がしかし、ここで冷水を浴びて、それは錯覚であり、騙されていることに気づかなくてはならない。
世の姫君の皆様、あまりにも詐欺的な厚化粧はお肌にもよくありませぬ、   控えましょう。

な〜んか、話が妙な方向へいってしまった。

再び林道を進んで行くと、程なく林道と
麦草峠との分岐点に出て、
ここからまた山道となるが、この付近の登山道は、
既に穏やかで歩き難いことはなかった。

北八ヶ岳らしい、苔むした樹林帯

45分程進んだ頃だろうか、車道を走る車の音が聞こえるようになると、
すぐに池を過ぎて国道に出た。

国道299号線を小海線方面へと下って行くと、
途中は黄葉が進んでいて上の方よりも綺麗だった。

民宿の場所は曖昧だったが、特に迷うことも無く、
無事到着できてそのまま温泉、夕食、お酒となった。

しかし山歩きの後の温泉は、毎度のことながら極楽極楽・・・としみじみ感じる。
適度な運動、美味しい食事、とろけるような温泉、だらだらできる飲酒・・・

当分山は止められそうにない。     今日も快適な布団で眠りについたのであった。

10月 14日 (月)     晴れ

目が覚めて外を見ると、今日も絶好の登山日和のような良い天気だった。
しかし3連休の最終日なので、午後になるとおそらく高速道路は大混雑するだろうから、
今日は午前中からとっとと帰途につく。

帰りの車の中では、珍しく後部座席でだら〜っと寝てしまった。
高速道路の途中のバス停で、ダンディーさんと I さんを降ろし、そのまま私は家へ帰った。
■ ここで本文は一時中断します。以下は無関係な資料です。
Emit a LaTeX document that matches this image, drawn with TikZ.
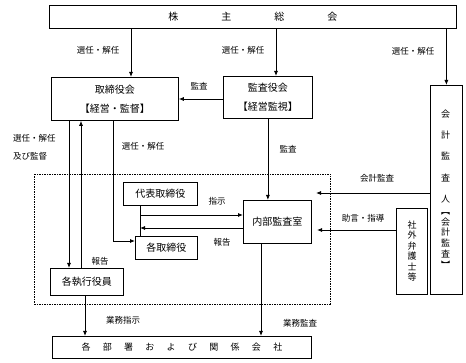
\documentclass[tikz,border=0pt]{standalone}
\usepackage{fontspec}
\newfontfamily\cjk{Noto Sans CJK JP}
\usetikzlibrary{arrows.meta,calc}
\begin{document}
\begin{tikzpicture}[x=1pt,y=-1pt,
  box/.style={draw,line width=0.8pt,inner sep=0pt,anchor=north west,font=\cjk\fontsize{10}{19}\selectfont,align=center},
  lbl/.style={font=\cjk\fontsize{8.5}{10}\selectfont,inner sep=0pt},
  arr/.style={line width=0.8pt,-{Latex[length=5pt,width=4pt]}},
  ln/.style={line width=0.8pt},
  dashbox/.style={line width=0.6pt,dash pattern=on 1.5pt off 1pt}]
\useasboundingbox (0,0) rectangle (466,363);
% boxes
\node[box,minimum width=407pt,minimum height=23pt] (top) at (49,5) {株\hspace{43pt}主\hspace{43pt}総\hspace{43pt}会};
\node[box,minimum width=127pt,minimum height=43pt] (board) at (51,77) {取締役会\\【経営・監督】};
\node[box,minimum width=89pt,minimum height=42pt] (kansa) at (223,76) {監査役会\\【経営監視】};
\node[box,minimum width=32pt,minimum height=209pt] (aud) at (430,85) {};
\node[box,minimum width=31pt,minimum height=86pt] (law) at (396,208) {};
\node[box,minimum width=68pt,minimum height=43pt] (naibu) at (243,200) {内部監査室};
\node[box,minimum width=74pt,minimum height=23pt] (daihyo) at (123,182) {代表取締役};
\node[box,minimum width=62pt,minimum height=23pt] (kaku) at (135,236) {各取締役};
\node[box,minimum width=73pt,minimum height=27pt] (shik) at (50,268) {各執行役員};
\node[box,minimum width=259pt,minimum height=22pt,font=\cjk\fontsize{9}{10}\selectfont] (dept) at (52,336)
  {各\hspace{12.3pt}部\hspace{12.3pt}署\hspace{12.3pt}お\hspace{12.3pt}よ\hspace{12.3pt}び\hspace{12.3pt}関\hspace{12.3pt}係\hspace{12.3pt}会\hspace{12.3pt}社};
\draw[dashbox] (34,174) rectangle (330,304);
% vertical texts
\node[font=\cjk\fontsize{9}{10.8}\selectfont,align=center,inner sep=0pt] (audtxt) at (445.5,189)
  {会\\[10.5pt]計\\[10.5pt]監\\[10.5pt]査\\[10.5pt]人\\[1pt]︻\\会\\計\\監\\査\\︼};
\node[font=\cjk\fontsize{9}{10.5}\selectfont,align=center,inner sep=0pt] (lawtxt) at (412,251)
  {社\\外\\弁\\護\\士\\等};
% helper coordinates
\coordinate (x131) at (131,0);
\coordinate (x276) at (276,0);
\coordinate (x113) at (113,0);
\coordinate (x69) at (69,0);
\coordinate (x81) at (81,0);
\coordinate (x85) at (85,0);
\coordinate (x261) at (261,0);
\coordinate (x140) at (140,0);
\coordinate (y99) at (0,99);
\coordinate (y193) at (0,193);
\coordinate (y230) at (0,230);
\coordinate (y241) at (0,241);
\coordinate (y215) at (0,215);
\coordinate (y228) at (0,228);
\coordinate (e1) at (316,193);
\coordinate (e2) at (317,230);
% connectors
\draw[arr] (top.south -| x131) -- (board.north -| x131);
\draw[arr] (top.south -| x276) -- (kansa.north -| x276);
\draw[arr] (top.south -| aud.north) -- (aud.north);
\draw[arr] (kansa.west |- y99) -- (board.east |- y99);
\draw[arr] (kansa.south) -- (kansa.south |- naibu.north);
\draw[arr] (aud.west |- y193) -- (e1);
\draw[arr] (law.west |- y230) -- (e2);
\draw[arr] (board.south -| x113) -- (x113 |- y241) -- (kaku.west |- y241);
\draw[arr] (board.south -| x69) -- (shik.north -| x69);
\draw[arr] (shik.north -| x81) -- (board.south -| x81);
\draw[arr] (shik.south -| x85) -- (dept.north -| x85);
\draw[arr] (naibu.south -| x261) -- (dept.north -| x261);
\draw[ln] (daihyo.south -| x140) -- (kaku.north -| x140);
\draw[arr] (x140 |- y215) -- (naibu.west |- y215);
\draw[arr] (naibu.west |- y228) -- (x140 |- y228);
% labels
\node[lbl] (l1) at (98,50) {選任・解任};
\node[lbl] (l2) at (243,50) {選任・解任};
\node[lbl] (l3) at (413,51) {選任・解任};
\node[lbl] (l4) at (199,86) {監査};
\node[lbl] (l5) at (288,149) {監査};
\node[lbl] (l6) at (377,178) {会計監査};
\node[lbl] (l7) at (363,218) {助言・指導};
\node[lbl] (l8) at (143,146) {選任・解任};
\node[lbl,anchor=west] (l9) at (13,138) {選任・解任};
\node[lbl,anchor=west] (l10) at (13,156) {及び監督};
\node[lbl] (l11) at (217,201) {指示};
\node[lbl] (l12) at (222,242) {報告};
\node[lbl] (l13) at (100,261) {報告};
\node[lbl] (l14) at (123,320) {業務指示};
\node[lbl] (l15) at (300,323) {業務監査};
\end{tikzpicture}
\end{document}
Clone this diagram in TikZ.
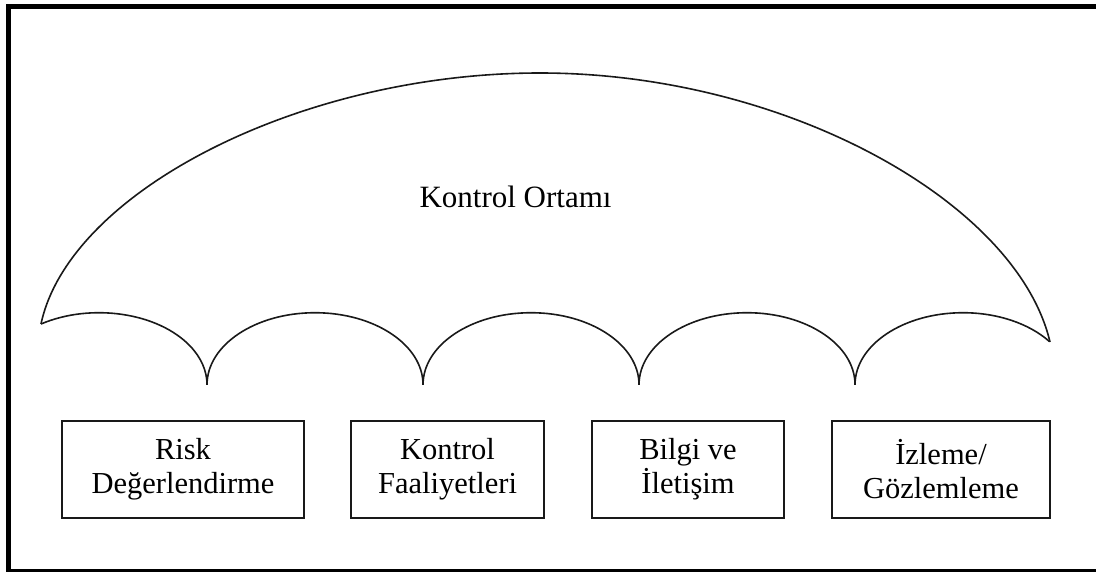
\documentclass[tikz,border=0pt]{standalone}
\usepackage{fontspec}
\setmainfont{Liberation Serif}
\begin{document}
\begin{tikzpicture}[x=1pt,y=-1pt,
  umbrella/.style={line width=1.6pt, draw=black!90},
  compbox/.style={draw=black!90, line width=1.8pt, align=center, inner sep=0pt,
    minimum height=97pt, font=\fontsize{30.5}{34}\selectfont},
  frameline/.style={line width=5pt, draw=black},
]
\useasboundingbox (0,0) rectangle (1096,572);
\clip (0,0) rectangle (1096,572);
% outer frame (right side cut off)
\coordinate (ftr) at (1100,6.5);
\coordinate (ftl) at (8.5,6.5);
\coordinate (fbl) at (8.5,571.5);
\coordinate (fbr) at (1100,571.5);
\draw[frameline] (ftr) -- (ftl) -- (fbl) -- (fbr);

% umbrella canopy
\coordinate (tipL) at (41,324);
\coordinate (top) at (540,73);
\coordinate (tipR) at (1050,342);
\draw[umbrella] (tipL) .. controls (69,192) and (300,73) .. (top)
  .. controls (785,73) and (1017,202) .. (tipR);
% scallops
\draw[umbrella] (tipL)
  arc[start angle=122.5, end angle=0, x radius=108pt, y radius=72pt]
  arc[start angle=180, end angle=0, x radius=108pt, y radius=72pt]
  arc[start angle=180, end angle=0, x radius=108pt, y radius=72pt]
  arc[start angle=180, end angle=0, x radius=108pt, y radius=72pt]
  arc[start angle=180, end angle=37, x radius=108pt, y radius=72pt];

\node[anchor=base, font=\fontsize{31}{34}\selectfont] (title) at (515.5,208) {Kontrol Ortamı};

% component boxes
\node[compbox, minimum width=242pt] (risk) at (183,469.5) {Risk\\Değerlendirme};
\node[compbox, minimum width=193pt] (kf) at (447.5,469.5) {Kontrol\\Faaliyetleri};
\node[compbox, minimum width=192pt] (bi) at (688,469.5) {Bilgi ve\\İletişim};
\node[compbox, minimum width=218pt] (ig) at (941,469.5) {İzleme/\\Gözlemleme};
\end{tikzpicture}
\end{document}
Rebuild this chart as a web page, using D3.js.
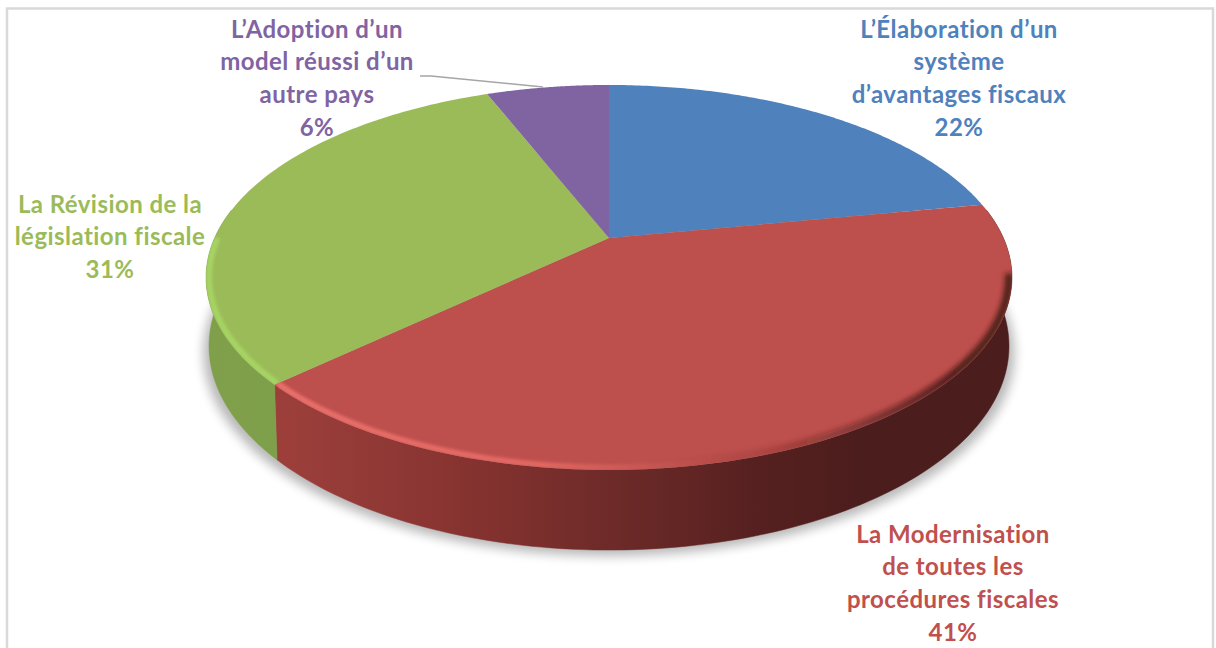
<!DOCTYPE html>
<html>
<head>
<meta charset="utf-8">
<script src="https://cdn.jsdelivr.net/npm/d3@7"></script>
<style>
html,body{margin:0;padding:0;background:#fff;overflow:hidden}
svg{display:block}
text{font-family:Lato,"Open Sans",sans-serif;font-weight:700;font-size:24px;letter-spacing:.45px;font-variant-ligatures:none;text-anchor:middle}
</style>
</head>
<body>
<svg id="chart" width="1216" height="648"></svg>
<script>
// Survey shares, clockwise from twelve o'clock
const categories = [
  ["L’Élaboration d’un", "système", "d’avantages fiscaux"],
  ["La Modernisation", "de toutes les", "procédures fiscales"],
  ["La Révision de la", "législation fiscale"],
  ["L’Adoption d’un", "model réussi d’un", "autre pays"]
];
const values = [22, 41, 31, 6];
const topColors = ["#4f81bd", "#bd4f4c", "#9bbb59", "#8064a2"];
const labelColors = ["#4f81bd", "#c0504d", "#9bbb59", "#8064a2"];
const labelCenters = [[959, 37.5], [953, 542.5], [110, 212.5], [317, 37.5]];

const svg = d3.select("#chart");
const defs = svg.append("defs");
const blur = (id, sd) => defs.append("filter").attr("id", id)
  .attr("x", "-10%").attr("y", "-10%").attr("width", "120%").attr("height", "120%")
  .append("feGaussianBlur").attr("stdDeviation", sd);
blur("soft", 1.6);
blur("softer", 2.6);
blur("castShadow", 5.5);

function hGradient(id, stops) {
  const g = defs.append("linearGradient").attr("id", id).attr("gradientUnits", "userSpaceOnUse")
    .attr("x1", 205).attr("x2", 1012).attr("y1", 0).attr("y2", 0);
  stops.forEach(([x, c, o]) => g.append("stop")
    .attr("offset", (x - 205) / 807).attr("stop-color", c).attr("stop-opacity", o === undefined ? 1 : o));
}
hGradient("wallRed", [[287, "#9c3f3b"], [480, "#84322f"], [620, "#6c2a28"], [760, "#562020"], [860, "#4b1d1c"], [1012, "#4b1d1c"]]);
hGradient("wallGreen", [[205, "#809f4c"], [293, "#7ea049"]]);
hGradient("bevelRedLit", [[287, "#e96f6a"], [540, "#e66a65", 0.9], [680, "#d0605c", 0.3], [760, "#bd4f4c", 0], [1012, "#bd4f4c", 0]]);
hGradient("bevelRedDark", [[640, "#3a1412", 0], [760, "#3a1412", 0.12], [860, "#3a1412", 0.45], [960, "#3a1412", 0.85], [1012, "#3a1412", 0.85]]);
hGradient("bevelGreen", [[205, "#a6d463"], [293, "#a6d463"]]);

// Perspective projection of the unit disc; t runs clockwise from the back of the pie
const cx = 609, tilt = -0.205;
const project = (radius, yMid, ySlope) => t => {
  const u = Math.sin(t), v = -Math.cos(t), w = 1 + tilt * v;
  return [cx + radius * u / w, (yMid + ySlope * v) / w];
};
const rim = project(394.4, 238, 135.6);
const base = project(391.5, 304.2, 133.1);
const rimInner = project(391.5, 238, 133.6);

const arcPoints = (fn, a, b) => d3.range(0, 121).map(i => fn(a + (b - a) * i / 120));
const line = d3.line();
const pie = d3.pie().sort(null).value(d => d);
const slices = pie(values);

// Soft cast shadow under the disc
svg.append("path")
  .attr("d", line(arcPoints(project(397, 311.4, 130.6), 0, 2 * Math.PI)) + "Z")
  .attr("fill", "#000").attr("opacity", 0.28).attr("filter", "url(#castShadow)");

// Outer walls: only the front part of the disc shows them
const wallFill = ["#4b1d1c", "url(#wallRed)", "url(#wallGreen)", "#6a5285"];
slices.forEach((s, i) => {
  const from = Math.max(s.startAngle, Math.PI * 0.45);
  const to = Math.min(s.endAngle, Math.PI * 1.55);
  if (to <= from) return;
  const pts = arcPoints(rim, from, to).concat(arcPoints(base, from, to).reverse());
  svg.append("path").attr("d", line(pts) + "Z").attr("fill", wallFill[i])
    .attr("stroke", wallFill[i]).attr("stroke-width", 0.5);
});

// Top face, with a clip per slice so the bevel stays inside its wedge
slices.forEach((s, i) => {
  const pts = [[cx, 238]].concat(arcPoints(rim, s.startAngle, s.endAngle));
  const d = line(pts) + "Z";
  defs.append("clipPath").attr("id", "slice" + i).append("path").attr("d", d);
  svg.append("path").attr("d", d).attr("fill", topColors[i]);
});

// Lit or shaded bevel along the front rim
[
  [1, "url(#bevelRedLit)", 0, 6, "soft"],
  [1, "url(#bevelRedDark)", Math.PI * 0.56, 8, "softer"],
  [2, "url(#bevelGreen)", 0, 6, "soft"]
].forEach(([i, stroke, minAngle, width, filter]) => {
  const s = slices[i];
  const to = Math.min(s.endAngle, Math.PI * 1.5);
  svg.append("g").attr("clip-path", `url(#slice${i})`)
    .append("path")
    .attr("d", line(arcPoints(rimInner, Math.max(s.startAngle, minAngle), to)))
    .attr("fill", "none").attr("stroke", stroke).attr("stroke-width", width).attr("filter", `url(#${filter})`);
});

// Frame around the chart area
svg.append("path").attr("d", "M7,660V8.5H1213V660").attr("fill", "none").attr("stroke", "#d9d9d9").attr("stroke-width", 2.5);

// Leader line for the smallest slice
svg.append("path").attr("d", line([[420, 76], [431, 76], [543, 87]]))
  .attr("fill", "none").attr("stroke", "#a6a6a6").attr("stroke-width", 1.4);

// Data labels: wrapped category name, then the share
const labels = svg.append("g");
slices.forEach((s, i) => {
  const [x, y] = labelCenters[i];
  const rows = categories[i].concat(values[i] + "%");
  rows.forEach((row, k) => {
    labels.append("text").attr("x", x).attr("y", y + k * 32.8).attr("fill", labelColors[i]).text(row);
  });
});
</script>
</body>
</html>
今回はテント泊の予定だったが、予想外に時間がかかってしまい、
小屋泊に変更にはなったものの、天気に恵まれ、それなりに充実した山歩きだった。

三ッ岳付近と大岳付近のルートがあんなに、大きな岩だらけの道だったというのが
予想出来なくて、岩場が苦手な I さんにはちょっと大変な思いをさせてしまったようだが、
登山にはそれなりに前向きの気持ちを持って頂けたようである。

次回は是非、もう少し楽な山歩きで、且つテント泊が実現できると良いなぁと感じた。